| GIVEN REQUEST |
Line by line, repeat the data below exactly, beginning at the first line and ending at the line with "ms=8, ls='none', zorder=3)". Omit pictures.
### DATA SHOWN
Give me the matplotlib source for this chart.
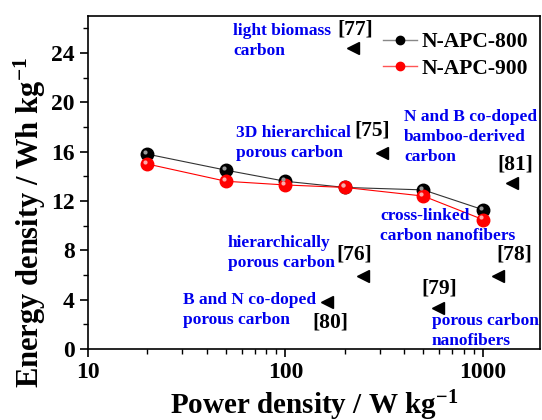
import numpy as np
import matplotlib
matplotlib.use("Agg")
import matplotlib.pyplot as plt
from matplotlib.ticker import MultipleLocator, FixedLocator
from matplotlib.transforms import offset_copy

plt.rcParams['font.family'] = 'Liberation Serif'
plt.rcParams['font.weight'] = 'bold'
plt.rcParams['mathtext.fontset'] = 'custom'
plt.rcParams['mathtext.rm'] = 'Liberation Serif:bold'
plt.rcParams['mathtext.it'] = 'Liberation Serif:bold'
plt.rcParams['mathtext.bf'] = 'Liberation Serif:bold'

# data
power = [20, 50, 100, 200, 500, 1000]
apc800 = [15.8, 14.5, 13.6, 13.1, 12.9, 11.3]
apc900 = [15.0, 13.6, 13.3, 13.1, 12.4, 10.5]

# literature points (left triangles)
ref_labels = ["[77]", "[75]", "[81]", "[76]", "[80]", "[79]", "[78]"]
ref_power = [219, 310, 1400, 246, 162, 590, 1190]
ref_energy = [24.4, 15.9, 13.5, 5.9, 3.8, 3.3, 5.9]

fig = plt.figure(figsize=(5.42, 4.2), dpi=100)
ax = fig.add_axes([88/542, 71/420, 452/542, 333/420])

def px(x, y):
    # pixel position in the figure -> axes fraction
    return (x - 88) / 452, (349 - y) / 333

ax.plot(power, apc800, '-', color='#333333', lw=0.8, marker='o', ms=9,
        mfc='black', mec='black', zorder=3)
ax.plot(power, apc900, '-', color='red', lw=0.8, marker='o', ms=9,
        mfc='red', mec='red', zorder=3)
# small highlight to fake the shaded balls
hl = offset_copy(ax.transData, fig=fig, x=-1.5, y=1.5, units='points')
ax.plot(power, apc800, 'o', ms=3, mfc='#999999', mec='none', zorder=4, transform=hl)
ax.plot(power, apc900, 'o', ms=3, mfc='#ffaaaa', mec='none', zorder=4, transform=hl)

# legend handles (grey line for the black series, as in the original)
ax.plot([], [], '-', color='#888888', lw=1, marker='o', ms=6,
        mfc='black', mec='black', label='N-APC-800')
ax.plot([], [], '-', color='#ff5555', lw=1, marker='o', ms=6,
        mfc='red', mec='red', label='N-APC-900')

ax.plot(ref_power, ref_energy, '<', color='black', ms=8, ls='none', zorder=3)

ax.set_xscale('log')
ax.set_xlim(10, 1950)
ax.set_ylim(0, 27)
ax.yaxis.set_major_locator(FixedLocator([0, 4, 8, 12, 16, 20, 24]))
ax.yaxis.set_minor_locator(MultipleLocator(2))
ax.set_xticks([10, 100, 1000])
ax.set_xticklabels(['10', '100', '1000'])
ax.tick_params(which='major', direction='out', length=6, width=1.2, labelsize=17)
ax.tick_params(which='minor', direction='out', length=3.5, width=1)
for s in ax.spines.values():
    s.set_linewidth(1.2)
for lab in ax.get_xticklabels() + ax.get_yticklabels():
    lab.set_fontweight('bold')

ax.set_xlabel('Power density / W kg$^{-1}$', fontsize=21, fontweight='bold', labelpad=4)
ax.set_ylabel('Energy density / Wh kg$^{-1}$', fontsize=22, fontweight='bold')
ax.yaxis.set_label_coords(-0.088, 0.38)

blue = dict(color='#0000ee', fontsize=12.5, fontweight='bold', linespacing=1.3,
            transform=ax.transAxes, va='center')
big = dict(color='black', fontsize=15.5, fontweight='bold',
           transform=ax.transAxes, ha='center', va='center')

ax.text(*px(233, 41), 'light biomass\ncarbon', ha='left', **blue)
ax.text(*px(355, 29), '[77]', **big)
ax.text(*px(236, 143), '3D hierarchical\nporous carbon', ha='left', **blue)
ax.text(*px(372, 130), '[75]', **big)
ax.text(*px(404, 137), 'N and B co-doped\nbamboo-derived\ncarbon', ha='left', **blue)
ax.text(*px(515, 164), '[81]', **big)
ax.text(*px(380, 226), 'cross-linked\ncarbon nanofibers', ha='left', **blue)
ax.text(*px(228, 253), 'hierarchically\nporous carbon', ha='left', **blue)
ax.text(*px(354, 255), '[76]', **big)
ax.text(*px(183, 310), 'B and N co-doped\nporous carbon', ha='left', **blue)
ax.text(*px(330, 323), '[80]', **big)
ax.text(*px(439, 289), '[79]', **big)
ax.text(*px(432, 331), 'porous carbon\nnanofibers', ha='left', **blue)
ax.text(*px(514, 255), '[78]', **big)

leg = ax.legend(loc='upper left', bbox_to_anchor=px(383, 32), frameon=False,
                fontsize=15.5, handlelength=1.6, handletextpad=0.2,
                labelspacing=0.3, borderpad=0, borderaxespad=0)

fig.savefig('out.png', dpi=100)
######
| TASK OUTPUT |
Give me the matplotlib source for this chart.
import numpy as np
import matplotlib
matplotlib.use("Agg")
import matplotlib.pyplot as plt
from matplotlib.ticker import MultipleLocator, FixedLocator
from matplotlib.transforms import offset_copy

plt.rcParams['font.family'] = 'Liberation Serif'
plt.rcParams['font.weight'] = 'bold'
plt.rcParams['mathtext.fontset'] = 'custom'
plt.rcParams['mathtext.rm'] = 'Liberation Serif:bold'
plt.rcParams['mathtext.it'] = 'Liberation Serif:bold'
plt.rcParams['mathtext.bf'] = 'Liberation Serif:bold'

# data
power = [20, 50, 100, 200, 500, 1000]
apc800 = [15.8, 14.5, 13.6, 13.1, 12.9, 11.3]
apc900 = [15.0, 13.6, 13.3, 13.1, 12.4, 10.5]

# literature points (left triangles)
ref_labels = ["[77]", "[75]", "[81]", "[76]", "[80]", "[79]", "[78]"]
ref_power = [219, 310, 1400, 246, 162, 590, 1190]
ref_energy = [24.4, 15.9, 13.5, 5.9, 3.8, 3.3, 5.9]

fig = plt.figure(figsize=(5.42, 4.2), dpi=100)
ax = fig.add_axes([88/542, 71/420, 452/542, 333/420])

def px(x, y):
    # pixel position in the figure -> axes fraction
    return (x - 88) / 452, (349 - y) / 333

ax.plot(power, apc800, '-', color='#333333', lw=0.8, marker='o', ms=9,
        mfc='black', mec='black', zorder=3)
ax.plot(power, apc900, '-', color='red', lw=0.8, marker='o', ms=9,
        mfc='red', mec='red', zorder=3)
# small highlight to fake the shaded balls
hl = offset_copy(ax.transData, fig=fig, x=-1.5, y=1.5, units='points')
ax.plot(power, apc800, 'o', ms=3, mfc='#999999', mec='none', zorder=4, transform=hl)
ax.plot(power, apc900, 'o', ms=3, mfc='#ffaaaa', mec='none', zorder=4, transform=hl)

# legend handles (grey line for the black series, as in the original)
ax.plot([], [], '-', color='#888888', lw=1, marker='o', ms=6,
        mfc='black', mec='black', label='N-APC-800')
ax.plot([], [], '-', color='#ff5555', lw=1, marker='o', ms=6,
        mfc='red', mec='red', label='N-APC-900')

ax.plot(ref_power, ref_energy, '<', color='black', ms=8, ls='none', zorder=3)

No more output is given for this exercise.